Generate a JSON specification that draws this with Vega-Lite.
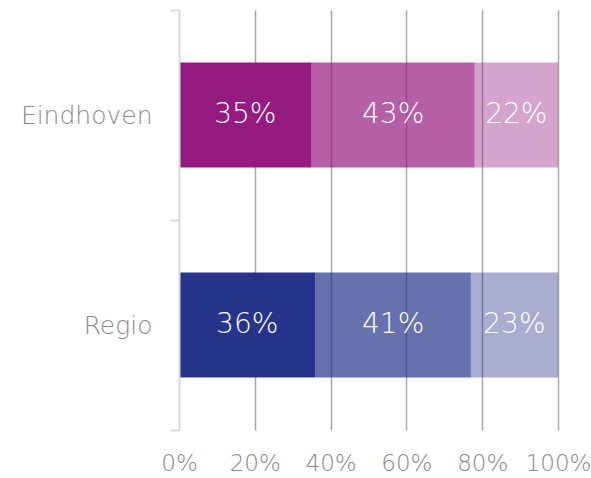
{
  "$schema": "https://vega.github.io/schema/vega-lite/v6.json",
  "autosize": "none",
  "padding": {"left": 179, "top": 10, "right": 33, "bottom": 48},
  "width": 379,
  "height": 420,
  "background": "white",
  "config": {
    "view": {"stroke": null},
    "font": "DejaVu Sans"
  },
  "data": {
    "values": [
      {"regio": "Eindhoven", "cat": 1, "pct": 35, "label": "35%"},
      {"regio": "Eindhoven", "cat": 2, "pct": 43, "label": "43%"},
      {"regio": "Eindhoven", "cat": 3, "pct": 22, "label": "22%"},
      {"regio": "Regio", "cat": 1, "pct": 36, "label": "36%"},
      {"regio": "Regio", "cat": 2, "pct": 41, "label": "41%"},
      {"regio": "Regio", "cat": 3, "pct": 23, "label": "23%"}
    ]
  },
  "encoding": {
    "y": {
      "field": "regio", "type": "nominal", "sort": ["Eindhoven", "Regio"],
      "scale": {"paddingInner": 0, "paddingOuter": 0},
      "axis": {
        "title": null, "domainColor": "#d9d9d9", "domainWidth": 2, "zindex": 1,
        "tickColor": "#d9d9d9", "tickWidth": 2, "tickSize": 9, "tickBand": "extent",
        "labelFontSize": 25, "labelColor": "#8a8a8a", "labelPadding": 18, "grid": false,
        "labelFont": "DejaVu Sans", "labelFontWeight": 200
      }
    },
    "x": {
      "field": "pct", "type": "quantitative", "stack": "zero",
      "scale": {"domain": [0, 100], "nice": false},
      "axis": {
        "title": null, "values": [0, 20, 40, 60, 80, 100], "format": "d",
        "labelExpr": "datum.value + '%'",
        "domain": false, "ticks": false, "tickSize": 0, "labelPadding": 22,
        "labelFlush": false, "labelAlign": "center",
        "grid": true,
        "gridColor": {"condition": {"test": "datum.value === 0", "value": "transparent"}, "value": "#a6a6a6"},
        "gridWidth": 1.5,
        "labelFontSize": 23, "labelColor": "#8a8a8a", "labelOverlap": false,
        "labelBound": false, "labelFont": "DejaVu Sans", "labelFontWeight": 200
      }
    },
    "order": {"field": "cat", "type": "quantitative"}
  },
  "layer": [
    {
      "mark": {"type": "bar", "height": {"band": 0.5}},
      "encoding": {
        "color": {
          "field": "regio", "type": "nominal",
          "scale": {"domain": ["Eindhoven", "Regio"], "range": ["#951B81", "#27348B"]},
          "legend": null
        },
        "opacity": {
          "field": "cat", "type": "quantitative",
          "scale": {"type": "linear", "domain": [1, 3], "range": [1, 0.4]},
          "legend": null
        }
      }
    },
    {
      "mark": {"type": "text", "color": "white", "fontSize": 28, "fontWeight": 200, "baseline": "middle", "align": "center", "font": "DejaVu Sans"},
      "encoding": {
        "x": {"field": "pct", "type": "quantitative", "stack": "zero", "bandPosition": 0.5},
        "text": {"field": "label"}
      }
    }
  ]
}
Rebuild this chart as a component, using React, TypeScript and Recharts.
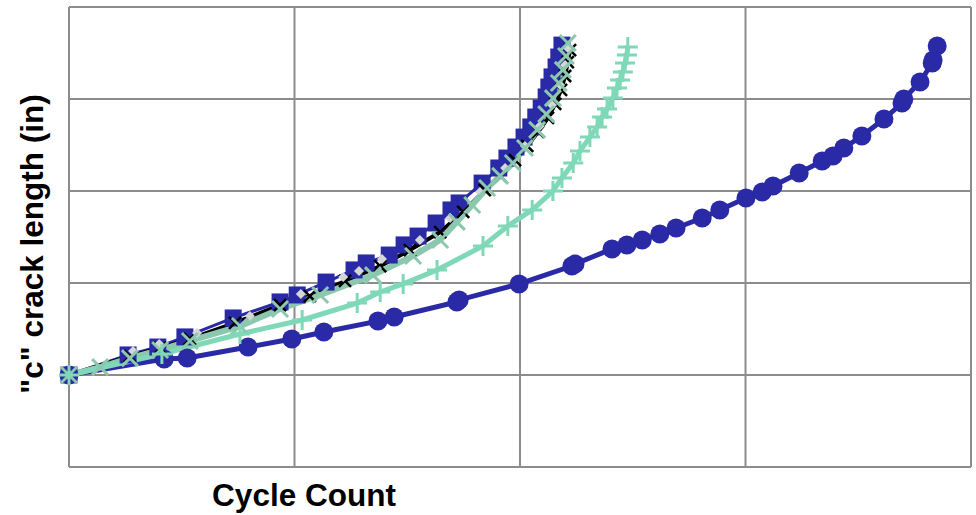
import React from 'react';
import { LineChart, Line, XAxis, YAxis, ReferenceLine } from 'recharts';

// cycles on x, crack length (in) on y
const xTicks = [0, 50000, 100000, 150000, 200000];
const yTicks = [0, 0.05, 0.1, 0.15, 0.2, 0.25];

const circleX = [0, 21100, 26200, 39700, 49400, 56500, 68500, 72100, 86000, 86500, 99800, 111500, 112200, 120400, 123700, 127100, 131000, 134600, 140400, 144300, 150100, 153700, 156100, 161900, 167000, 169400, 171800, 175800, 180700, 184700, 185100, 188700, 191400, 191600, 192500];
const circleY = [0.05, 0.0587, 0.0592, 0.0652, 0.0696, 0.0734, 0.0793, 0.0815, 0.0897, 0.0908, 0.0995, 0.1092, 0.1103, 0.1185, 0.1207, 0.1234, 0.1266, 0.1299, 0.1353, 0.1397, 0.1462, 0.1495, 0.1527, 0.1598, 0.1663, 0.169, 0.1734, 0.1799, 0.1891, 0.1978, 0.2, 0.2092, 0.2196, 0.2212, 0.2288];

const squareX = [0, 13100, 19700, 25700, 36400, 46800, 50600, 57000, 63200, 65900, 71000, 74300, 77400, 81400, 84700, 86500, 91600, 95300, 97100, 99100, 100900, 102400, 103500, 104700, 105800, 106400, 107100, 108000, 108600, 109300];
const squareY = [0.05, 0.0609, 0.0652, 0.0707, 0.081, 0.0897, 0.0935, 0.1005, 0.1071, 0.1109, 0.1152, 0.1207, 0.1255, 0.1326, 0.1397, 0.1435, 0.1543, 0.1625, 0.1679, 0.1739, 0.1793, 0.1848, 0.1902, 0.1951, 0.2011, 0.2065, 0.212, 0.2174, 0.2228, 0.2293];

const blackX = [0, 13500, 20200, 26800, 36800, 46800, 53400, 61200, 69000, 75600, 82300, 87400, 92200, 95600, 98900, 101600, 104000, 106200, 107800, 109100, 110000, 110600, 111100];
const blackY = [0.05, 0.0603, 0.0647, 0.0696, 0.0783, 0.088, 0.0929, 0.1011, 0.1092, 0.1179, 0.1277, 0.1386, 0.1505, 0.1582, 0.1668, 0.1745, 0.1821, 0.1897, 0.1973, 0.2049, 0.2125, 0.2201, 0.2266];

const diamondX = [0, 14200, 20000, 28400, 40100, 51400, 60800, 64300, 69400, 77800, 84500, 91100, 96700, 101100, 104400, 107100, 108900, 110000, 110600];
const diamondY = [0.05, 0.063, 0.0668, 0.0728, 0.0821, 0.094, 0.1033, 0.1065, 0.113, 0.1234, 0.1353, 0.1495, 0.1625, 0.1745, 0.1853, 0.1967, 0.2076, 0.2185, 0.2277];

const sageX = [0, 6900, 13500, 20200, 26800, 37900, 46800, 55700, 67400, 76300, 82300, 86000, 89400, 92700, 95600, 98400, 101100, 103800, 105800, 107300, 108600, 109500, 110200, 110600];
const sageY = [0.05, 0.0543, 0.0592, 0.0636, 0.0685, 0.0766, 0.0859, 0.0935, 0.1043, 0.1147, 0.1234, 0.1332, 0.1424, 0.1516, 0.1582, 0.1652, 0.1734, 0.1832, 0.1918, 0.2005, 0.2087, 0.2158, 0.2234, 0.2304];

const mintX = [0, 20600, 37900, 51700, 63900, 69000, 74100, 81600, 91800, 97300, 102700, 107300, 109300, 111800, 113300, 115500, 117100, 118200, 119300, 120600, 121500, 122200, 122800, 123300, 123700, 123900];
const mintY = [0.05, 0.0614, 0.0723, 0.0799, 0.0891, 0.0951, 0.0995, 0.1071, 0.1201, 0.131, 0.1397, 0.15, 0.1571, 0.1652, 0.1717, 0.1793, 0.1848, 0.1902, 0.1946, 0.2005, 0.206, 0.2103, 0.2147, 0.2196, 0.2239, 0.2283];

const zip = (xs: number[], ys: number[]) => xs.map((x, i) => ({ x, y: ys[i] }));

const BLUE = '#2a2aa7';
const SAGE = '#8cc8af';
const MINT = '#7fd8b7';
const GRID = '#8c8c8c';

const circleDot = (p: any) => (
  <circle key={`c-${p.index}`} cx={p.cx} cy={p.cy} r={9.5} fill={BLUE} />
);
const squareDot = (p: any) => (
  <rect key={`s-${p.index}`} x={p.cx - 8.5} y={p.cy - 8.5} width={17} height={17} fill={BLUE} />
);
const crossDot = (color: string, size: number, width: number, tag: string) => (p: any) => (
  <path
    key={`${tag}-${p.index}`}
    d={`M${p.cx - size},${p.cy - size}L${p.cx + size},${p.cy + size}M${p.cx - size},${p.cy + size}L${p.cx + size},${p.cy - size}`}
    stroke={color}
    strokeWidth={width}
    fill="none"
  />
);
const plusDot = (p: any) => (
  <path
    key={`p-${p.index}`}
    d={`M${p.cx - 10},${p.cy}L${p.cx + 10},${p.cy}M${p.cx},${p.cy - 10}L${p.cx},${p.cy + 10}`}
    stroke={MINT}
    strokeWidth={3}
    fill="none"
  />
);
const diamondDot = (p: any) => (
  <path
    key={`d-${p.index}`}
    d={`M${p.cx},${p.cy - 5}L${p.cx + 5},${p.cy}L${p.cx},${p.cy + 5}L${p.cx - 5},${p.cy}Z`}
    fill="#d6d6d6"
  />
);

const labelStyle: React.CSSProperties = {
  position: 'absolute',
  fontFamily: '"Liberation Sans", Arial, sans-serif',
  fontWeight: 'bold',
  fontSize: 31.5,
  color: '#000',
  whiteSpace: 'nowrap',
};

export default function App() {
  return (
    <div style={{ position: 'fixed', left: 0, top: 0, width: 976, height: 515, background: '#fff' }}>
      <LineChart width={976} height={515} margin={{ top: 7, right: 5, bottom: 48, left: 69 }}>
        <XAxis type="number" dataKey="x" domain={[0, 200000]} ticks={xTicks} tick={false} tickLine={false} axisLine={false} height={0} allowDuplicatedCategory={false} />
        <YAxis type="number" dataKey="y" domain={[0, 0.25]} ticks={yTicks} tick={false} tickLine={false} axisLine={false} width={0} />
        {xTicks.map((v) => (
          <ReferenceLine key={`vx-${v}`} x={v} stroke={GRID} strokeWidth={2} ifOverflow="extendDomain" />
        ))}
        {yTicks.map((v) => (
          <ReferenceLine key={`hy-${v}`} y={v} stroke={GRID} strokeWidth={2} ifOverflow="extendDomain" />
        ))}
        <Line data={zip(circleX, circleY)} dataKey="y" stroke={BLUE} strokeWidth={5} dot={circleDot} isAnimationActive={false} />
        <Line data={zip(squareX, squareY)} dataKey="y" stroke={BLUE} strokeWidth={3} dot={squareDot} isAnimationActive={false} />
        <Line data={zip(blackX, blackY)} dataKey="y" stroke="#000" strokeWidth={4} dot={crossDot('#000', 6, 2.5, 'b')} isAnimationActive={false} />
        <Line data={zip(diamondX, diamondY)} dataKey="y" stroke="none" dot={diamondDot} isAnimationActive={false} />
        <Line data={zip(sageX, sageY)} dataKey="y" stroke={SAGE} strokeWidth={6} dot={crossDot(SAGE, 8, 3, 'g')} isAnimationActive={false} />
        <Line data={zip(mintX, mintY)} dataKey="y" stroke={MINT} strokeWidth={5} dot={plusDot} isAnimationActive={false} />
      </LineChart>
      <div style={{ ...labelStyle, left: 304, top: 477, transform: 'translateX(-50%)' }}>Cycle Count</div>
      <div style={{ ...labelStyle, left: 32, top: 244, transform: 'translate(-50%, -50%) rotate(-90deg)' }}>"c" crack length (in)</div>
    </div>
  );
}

*****

WHAT THE EXERCISE ASKS →
Go back to the lines above and output, exactly as they stand, the ones from the line containing "Rebuild this chart" to the line containing "0.2196, 0.2212, 0.2288];". Leave all pictures behind.

IN RESPONSE →
Rebuild this chart as a component, using React, TypeScript and Recharts.
import React from 'react';
import { LineChart, Line, XAxis, YAxis, ReferenceLine } from 'recharts';

// cycles on x, crack length (in) on y
const xTicks = [0, 50000, 100000, 150000, 200000];
const yTicks = [0, 0.05, 0.1, 0.15, 0.2, 0.25];

const circleX = [0, 21100, 26200, 39700, 49400, 56500, 68500, 72100, 86000, 86500, 99800, 111500, 112200, 120400, 123700, 127100, 131000, 134600, 140400, 144300, 150100, 153700, 156100, 161900, 167000, 169400, 171800, 175800, 180700, 184700, 185100, 188700, 191400, 191600, 192500];
const circleY = [0.05, 0.0587, 0.0592, 0.0652, 0.0696, 0.0734, 0.0793, 0.0815, 0.0897, 0.0908, 0.0995, 0.1092, 0.1103, 0.1185, 0.1207, 0.1234, 0.1266, 0.1299, 0.1353, 0.1397, 0.1462, 0.1495, 0.1527, 0.1598, 0.1663, 0.169, 0.1734, 0.1799, 0.1891, 0.1978, 0.2, 0.2092, 0.2196, 0.2212, 0.2288];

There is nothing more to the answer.